Data extract —
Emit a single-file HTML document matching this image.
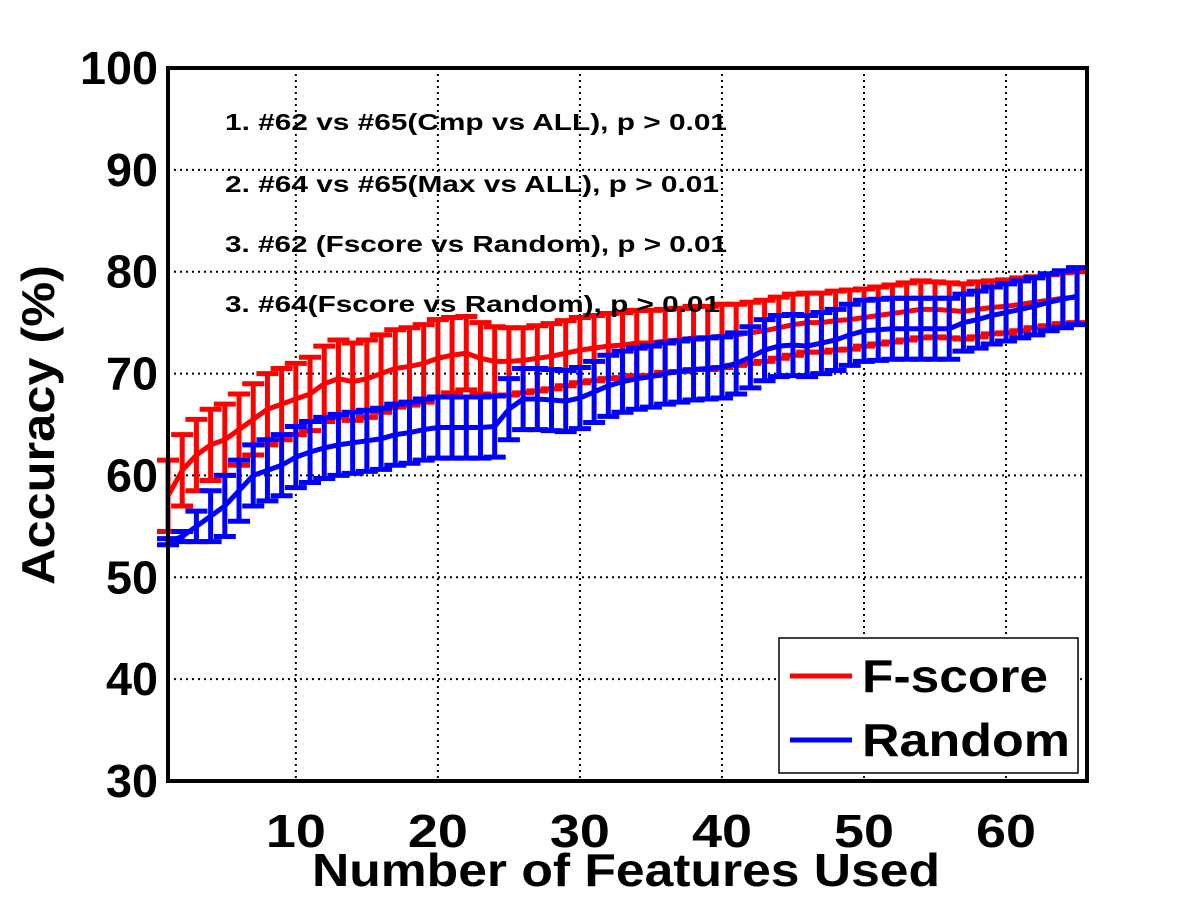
<!DOCTYPE html>
<html><head><meta charset="utf-8"><style>
body{margin:0;background:#fff;}
svg{display:block;font-family:"Liberation Sans",Arial,sans-serif;font-weight:bold;}
</style></head><body>
<svg id="chart" width="1201" height="901" viewBox="0 0 1201 901">
<rect x="0" y="0" width="1201" height="901" fill="#fff"/>
<g id="grid"></g>
<g id="series"></g>
<rect x="168" y="68" width="919" height="713" fill="none" stroke="#000" stroke-width="4"/>
<g id="ticks"></g>
<g font-size="23">
<text x="225" y="130" textLength="502" lengthAdjust="spacingAndGlyphs">1. #62 vs #65(Cmp vs ALL), p &gt; 0.01</text>
<text x="225" y="192" textLength="494" lengthAdjust="spacingAndGlyphs">2. #64 vs #65(Max vs ALL), p &gt; 0.01</text>
<text x="225" y="252" textLength="502" lengthAdjust="spacingAndGlyphs">3. #62 (Fscore vs Random), p &gt; 0.01</text>
<text x="225" y="312" textLength="495" lengthAdjust="spacingAndGlyphs">3. #64(Fscore vs Random), p &gt; 0.01</text>
</g>
<g>
<rect x="779" y="638" width="299" height="135" fill="#fff" stroke="#000" stroke-width="1.5"/>
<line x1="790" y1="676" x2="852" y2="676" stroke="#f00" stroke-width="5"/>
<text x="862" y="692" font-size="46" textLength="186" lengthAdjust="spacingAndGlyphs">F-score</text>
<line x1="790" y1="740" x2="852" y2="740" stroke="#00f" stroke-width="5"/>
<text x="862" y="756" font-size="46" textLength="208" lengthAdjust="spacingAndGlyphs">Random</text>
</g>
<text x="312" y="886" font-size="46" textLength="628" lengthAdjust="spacingAndGlyphs">Number of Features Used</text>
<text transform="translate(54,585) rotate(-90)" font-size="46" textLength="320" lengthAdjust="spacingAndGlyphs">Accuracy (%)</text>
</svg>
<script>
const xTicks=[10,20,30,40,50,60];
const yTicks=[30,40,50,60,70,80,90,100];
const fscoreMean=[58,60.5,62,63,63.5,64.5,65.5,66.5,67,67.5,68,69,69.5,69.2,69.5,70,70.5,70.7,71,71.5,71.8,72,71.5,71.2,71.2,71.3,71.5,71.7,72,72.3,72.5,72.7,72.8,73,73,73.2,73.3,73.5,73.5,73.7,73.8,74,74.2,74.5,74.8,75,75,75.2,75.3,75.5,75.7,75.9,76.1,76.3,76.3,76.2,76.1,76.3,76.5,76.6,76.8,77,77.2,77.4,77.5];
const fscoreErr=[3.5,3.5,3.5,3.5,3.5,3.5,3.5,3.5,3.5,3.5,3.6,3.7,3.8,3.8,3.8,3.8,3.8,3.8,3.8,3.8,3.7,3.6,3.5,3.4,3.3,3.2,3.2,3.2,3.2,3.2,3.2,3.2,3.2,3.2,3.2,3.1,3.1,3.1,3.1,3.1,3,3,3,3,3,2.9,2.9,2.9,2.9,2.8,2.8,2.8,2.8,2.8,2.7,2.7,2.7,2.7,2.6,2.6,2.6,2.5,2.5,2.5,2.5];
const randomMean=[53.5,54,55,56,57,58.5,60,60.5,61,61.8,62.3,62.7,63,63.2,63.4,63.6,64,64.2,64.5,64.7,64.7,64.7,64.7,64.8,66.5,67.5,67.5,67.4,67.3,67.6,68.2,68.8,69.2,69.5,69.7,70,70.2,70.4,70.5,70.6,71,71.6,72.3,72.7,72.8,72.7,73,73.3,73.8,74.2,74.3,74.4,74.4,74.4,74.4,74.4,75,75.3,75.7,76,76.3,76.6,77,77.3,77.6];
const randomErr=[0.3,0.5,1.5,2.5,3,3,3,3,3,3,3,3,3,3,3,3,3,3,3,3,3,3,3,3,3,3,3,3,3,3,3,3,3,3,3,3,3,3,3,3,3,3,3,3,3,3,3,3,3,3,3,3,3,3,3,3,2.8,2.8,2.8,2.8,2.8,2.8,2.8,2.8,2.8];
const NS='http://www.w3.org/2000/svg';
const X0=168,X1=1087,Y0=781,Y1=68,XMIN=1,XMAX=65.7,YMIN=30,YMAX=100;
function xs(v){return X0+(v-XMIN)/(XMAX-XMIN)*(X1-X0);}
function ys(v){return Y0-(v-YMIN)/(YMAX-YMIN)*(Y0-Y1);}
function mk(tag,attrs,parent){const e=document.createElementNS(NS,tag);for(const k in attrs)e.setAttribute(k,attrs[k]);parent.appendChild(e);return e;}
const grid=document.getElementById('grid'),ticks=document.getElementById('ticks'),series=document.getElementById('series');
xTicks.forEach(t=>{
  const g=mk('line',{x1:xs(t),x2:xs(t),y1:Y1,y2:Y0,stroke:'#000','stroke-width':2,'stroke-dasharray':'2 4'},grid);
  
  
  const w=String(t).length*30;
  const l=mk('text',{x:xs(t)-w/2,y:847,'font-size':46,textLength:w,lengthAdjust:'spacingAndGlyphs'},ticks);
  l.textContent=t;
  
  
});
yTicks.forEach(t=>{
  if(t>YMIN&&t<YMAX){
  const g=mk('line',{x1:X0,x2:X1,y1:ys(t),y2:ys(t),stroke:'#000','stroke-width':2,'stroke-dasharray':'2 4'},grid);
  
  }
  const w=String(t).length*26;
  const l=mk('text',{x:158-w,y:ys(t)+16,'font-size':46,textLength:w,lengthAdjust:'spacingAndGlyphs'},ticks);
  l.textContent=t;
  
  
});
function draw(mean,err,color,name){
  const g=mk('g',{},series);
  
  
  mean.forEach((m,i)=>{
    const x=xs(i+1),e=err[i];
    const b=mk('path',{d:`M${x},${ys(m-e)}V${ys(m+e)}M${x-11},${ys(m-e)}H${x+11}M${x-11},${ys(m+e)}H${x+11}`,stroke:color,'stroke-width':5,fill:'none'},g);
    
    
  });
  const p=mk('polyline',{points:mean.map((m,i)=>xs(i+1)+','+ys(m)).join(' '),stroke:color,'stroke-width':5,fill:'none'},g);
  
  
}
draw(fscoreMean,fscoreErr,'#f00','fscore');
draw(randomMean,randomErr,'#00f','random');
</script>
</body></html>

Challenge —
List the lines of the material in which the word "document" occurs.

Output for this task —
Emit a single-file HTML document matching this image.
function mk(tag,attrs,parent){const e=document.createElementNS(NS,tag);for(const k in attrs)e.setAttribute(k,attrs[k]);parent.appendChild(e);return e;}
const grid=document.getElementById('grid'),ticks=document.getElementById('ticks'),series=document.getElementById('series');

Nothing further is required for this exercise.